While the bulk of the board will remain the same, there will be a couple of new directors on the Estevan Motor Speedway board this year.
President Byron Fichter returns for his second year and will be joined by vice president Gregg Mann, secretary Aaron Turnbull, treasurer Lynn Trobert and members at large Tyson Turnbull, Jeremy Swanson, Devon Gonas, Dale Labatte and Blake Penna. Trobert, a longtime member in the past, and Penna are new this year.
The financial picture, which was released at Monday’s annual general meeting, was fairly rosy form the 2018 season.
“We made significant headway on our finances,” said Fichter. “In years previous we were running a thin line and this year we actually… were able to put some kind of rainy day money away, which is nice.”
A lot of the financial good news was because of the awards banquet and fundraiser, run by a committee this year.
“They did an excellent job of making that more fun and making it successful,” Fichter said. “I think in general, the way things are we’re just doing more work in house rather than contracting stuff out and just having a more hands on approach.
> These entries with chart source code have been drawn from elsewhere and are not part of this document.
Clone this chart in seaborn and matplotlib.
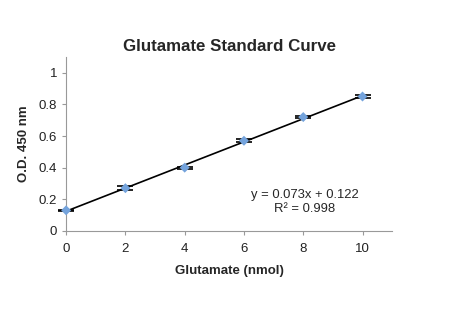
import matplotlib
matplotlib.use("Agg")
import matplotlib.pyplot as plt
import seaborn as sns
import numpy as np
import pandas as pd

glutamate = [0, 2, 4, 6, 8, 10]
od450 = [0.13, 0.27, 0.40, 0.57, 0.72, 0.85]
od_err = [0.005, 0.012, 0.006, 0.010, 0.008, 0.012]
xticks = [0, 2, 4, 6, 8, 10]
yticks = [0, 0.2, 0.4, 0.6, 0.8, 1]
ytick_labels = ["0", "0.2", "0.4", "0.6", "0.8", "1"]

sns.set_style("white")
plt.rcParams['font.family'] = ['Liberation Sans', 'DejaVu Sans']

df = pd.DataFrame({"x": glutamate, "y": od450})

fig = plt.figure(figsize=(4.56, 3.22), dpi=100)
ax = fig.add_axes([0.145, 0.283, 0.715, 0.54])

eb = ax.errorbar(glutamate, od450, yerr=od_err, fmt='none', ecolor='black',
                 elinewidth=1, capsize=6, capthick=1.2, zorder=2)
for artist in eb.lines[1] + eb.lines[2]:
    artist.set_clip_on(False)
sns.regplot(data=df, x="x", y="y", ci=None, scatter=False, ax=ax,
            line_kws=dict(color='black', lw=1.2, zorder=3), truncate=True)
sns.scatterplot(data=df, x="x", y="y", marker='D', s=26, color='#74a3dc',
                edgecolor='none', ax=ax, zorder=4, clip_on=False)

ax.set_xlim(0, 11)
ax.set_ylim(0, 1.1)
ax.set_xticks(xticks)
ax.set_yticks(yticks)
ax.set_yticklabels(ytick_labels)
ax.tick_params(axis='both', labelsize=9.5, colors='#222222', length=3,
               width=0.8, direction='out', bottom=True, left=True)
ax.tick_params(axis='x', pad=6, color='#999999')
ax.tick_params(axis='y', color='#999999')
for s in ['top', 'right']:
    ax.spines[s].set_visible(False)
for s in ['left', 'bottom']:
    ax.spines[s].set_color('#999999')
    ax.spines[s].set_linewidth(0.8)

ax.set_xlabel("Glutamate (nmol)", fontsize=9.5, fontweight='bold', labelpad=7)
ax.set_ylabel("O.D. 450 nm", fontsize=9.5, fontweight='bold', labelpad=6)
ax.set_title("Glutamate Standard Curve", fontsize=12.2, fontweight='bold', pad=4)

ax.text(8.05, 0.23, "y = 0.073x + 0.122", ha='center', va='center', fontsize=9.4)
ax.text(8.05, 0.14, "R² = 0.998", ha='center', va='center', fontsize=9.4)

fig.savefig("out.png", dpi=100)
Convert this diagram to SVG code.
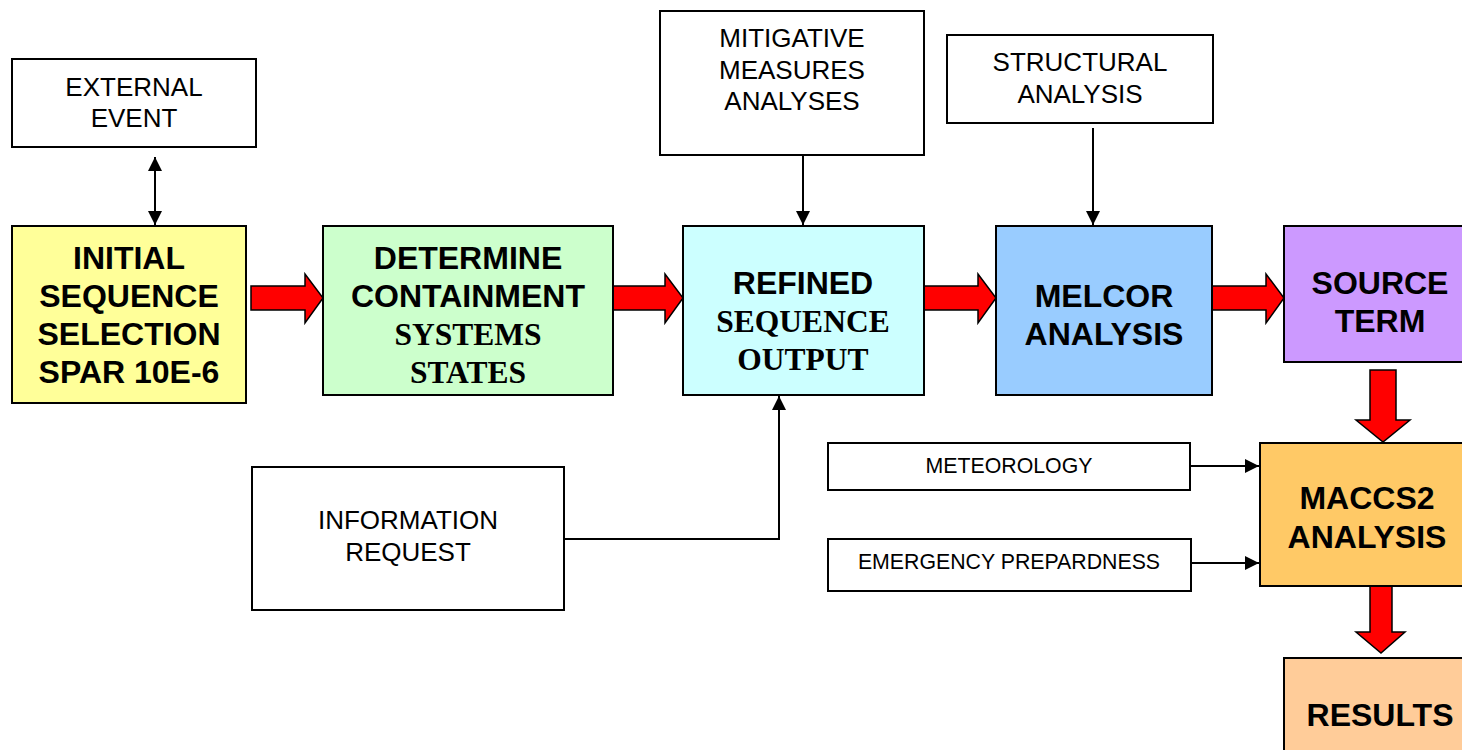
<svg xmlns="http://www.w3.org/2000/svg" width="1462" height="750" viewBox="0 0 1462 750">
<style>
.box{stroke:#000;stroke-width:2}
.w{fill:#fff}
.ba{font-family:"Liberation Sans",Arial,sans-serif;font-weight:bold;font-size:32px;fill:#000;text-anchor:middle}
.bt{font-family:"Liberation Serif","Times New Roman",serif;font-weight:bold;font-size:31.5px;fill:#000;text-anchor:middle}
.r{font-family:"Liberation Sans",Arial,sans-serif;font-size:26px;fill:#000;text-anchor:middle}
.s{font-family:"Liberation Sans",Arial,sans-serif;font-size:21.3px;fill:#000;text-anchor:middle}
.big{fill:#ff0000;stroke:#000;stroke-width:1.5;stroke-linejoin:miter}
.ln{fill:none;stroke:#000;stroke-width:2}
</style>
<defs>
<marker id="ah" viewBox="0 0 10 10" refX="10" refY="5" markerWidth="14" markerHeight="14" markerUnits="userSpaceOnUse" orient="auto-start-reverse">
<path d="M0,0 L10,5 L0,10 z" fill="#000"/>
</marker>
</defs>
<rect width="1462" height="750" fill="#fff"/>

<g id="connectors">
<line class="ln" x1="155" y1="157" x2="155" y2="225" marker-start="url(#ah)" marker-end="url(#ah)"/>
<line class="ln" x1="803" y1="155" x2="803" y2="225" marker-end="url(#ah)"/>
<line class="ln" x1="1093" y1="128" x2="1093" y2="225" marker-end="url(#ah)"/>
<polyline class="ln" points="564,539 779,539 779,396" marker-end="url(#ah)"/>
<line class="ln" x1="1187" y1="466" x2="1259" y2="466" marker-end="url(#ah)"/>
<line class="ln" x1="1187" y1="563" x2="1259" y2="563" marker-end="url(#ah)"/>
<polygon class="big" points="251,286 305,286 305,274 323,298 305,323 305,310 251,310"/>
<polygon class="big" points="613,286 665,286 665,274 683,298 665,323 665,310 613,310"/>
<polygon class="big" points="924,286 978,286 978,274 996,298 978,323 978,310 924,310"/>
<polygon class="big" points="1212,286 1266,286 1266,274 1284,298 1266,323 1266,310 1212,310"/>
<polygon class="big" points="1370,370 1396,370 1396,420 1410,420 1383,442 1356,420 1370,420"/>
<polygon class="big" points="1370,586 1392,586 1392,632 1405,632 1381,653 1356,632 1370,632"/>
</g>

<g id="external-event">
<rect class="box w" x="12" y="59" width="244" height="88"/>
<text class="r" x="134" y="96">EXTERNAL</text>
<text class="r" x="134" y="127">EVENT</text>
</g>

<g id="initial-sequence">
<rect class="box" fill="#ffff99" x="12" y="226" width="234" height="177"/>
<text class="ba" x="129" y="269">INITIAL</text>
<text class="ba" x="129" y="307">SEQUENCE</text>
<text class="ba" x="129" y="345">SELECTION</text>
<text class="ba" x="129" y="383">SPAR 10E-6</text>
</g>

<g id="determine-containment">
<rect class="box" fill="#ccffcc" x="323" y="226" width="290" height="169"/>
<text class="ba" x="468" y="269">DETERMINE</text>
<text class="ba" x="468" y="307">CONTAINMENT</text>
<text class="bt" x="468" y="345">SYSTEMS</text>
<text class="bt" x="468" y="383">STATES</text>
</g>

<g id="mitigative">
<rect class="box w" x="660" y="11" width="264" height="144"/>
<text class="r" x="792" y="47">MITIGATIVE</text>
<text class="r" x="792" y="79">MEASURES</text>
<text class="r" x="792" y="110">ANALYSES</text>
</g>

<g id="refined-sequence">
<rect class="box" fill="#ccffff" x="683" y="226" width="241" height="169"/>
<text class="ba" x="803" y="294">REFINED</text>
<text class="bt" x="803" y="332">SEQUENCE</text>
<text class="bt" x="803" y="370">OUTPUT</text>
</g>

<g id="structural">
<rect class="box w" x="947" y="35" width="266" height="88"/>
<text class="r" x="1080" y="71">STRUCTURAL</text>
<text class="r" x="1080" y="103">ANALYSIS</text>
</g>

<g id="melcor">
<rect class="box" fill="#99ccff" x="996" y="226" width="216" height="169"/>
<text class="ba" x="1104" y="307">MELCOR</text>
<text class="ba" x="1104" y="345">ANALYSIS</text>
</g>

<g id="source-term">
<rect class="box" fill="#cc99ff" x="1284" y="226" width="180" height="136"/>
<text class="ba" x="1380" y="294">SOURCE</text>
<text class="ba" x="1380" y="332">TERM</text>
</g>

<g id="information-request">
<rect class="box w" x="252" y="467" width="312" height="143"/>
<text class="r" x="408" y="529">INFORMATION</text>
<text class="r" x="408" y="561">REQUEST</text>
</g>

<g id="meteorology">
<rect class="box w" x="828" y="443" width="362" height="47"/>
<text class="s" x="1009" y="473">METEOROLOGY</text>
</g>

<g id="emergency">
<rect class="box w" x="828" y="539" width="363" height="52"/>
<text class="s" x="1009" y="569">EMERGENCY PREPARDNESS</text>
</g>

<g id="maccs2">
<rect class="box" fill="#ffc966" x="1260" y="443" width="204" height="143"/>
<text class="ba" x="1367" y="509">MACCS2</text>
<text class="ba" x="1367" y="548">ANALYSIS</text>
</g>

<g id="results">
<rect class="box" fill="#ffcc99" x="1284" y="658" width="180" height="100"/>
<text class="ba" x="1380" y="726">RESULTS</text>
</g>
</svg>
I think we’re just being more careful with what we’re spending and where we’re spending it.”
It’s too early to say if all four of the major IMCA classes will return for regular race nights but the scheduling meeting with the major North Dakota tracks will take place in early December.
“We’re going to pick out some dates that work out in conjunction with them so we don’t race at the same time as they do,” Fichter said. “Also there’s a few nights in town in the area here that we don’t want to race over and we want to race in conjunction with. Once we know when we’re going to race the board will work out what classes will run.”
There is an interest in bringing back tours like Dirt Wars and Dakota Classic Modified Tour, as well as special races like the late models and sprint car events.
“We’re also looking at non-racing events, so that should be exciting if we can get those worked out,” Fichter said.
While they were able to put aside a bit of money, they will need to spend some on the sound system, which was heavily damaged in one of the summer storms. They are investigating the possibility of insurance to pay for the damages to the lights.
“We have been pricing out sound system and … lighting system,” Fichter said. “The most obvious one is the sound system. That has to be replaced regardless of what happens to insurance so we’re quoting different options to replace and upgrade that system.”
The lighting system may be going to a LED style.
“We definitely have to do something because that storm created a significant amount of damage,” he said.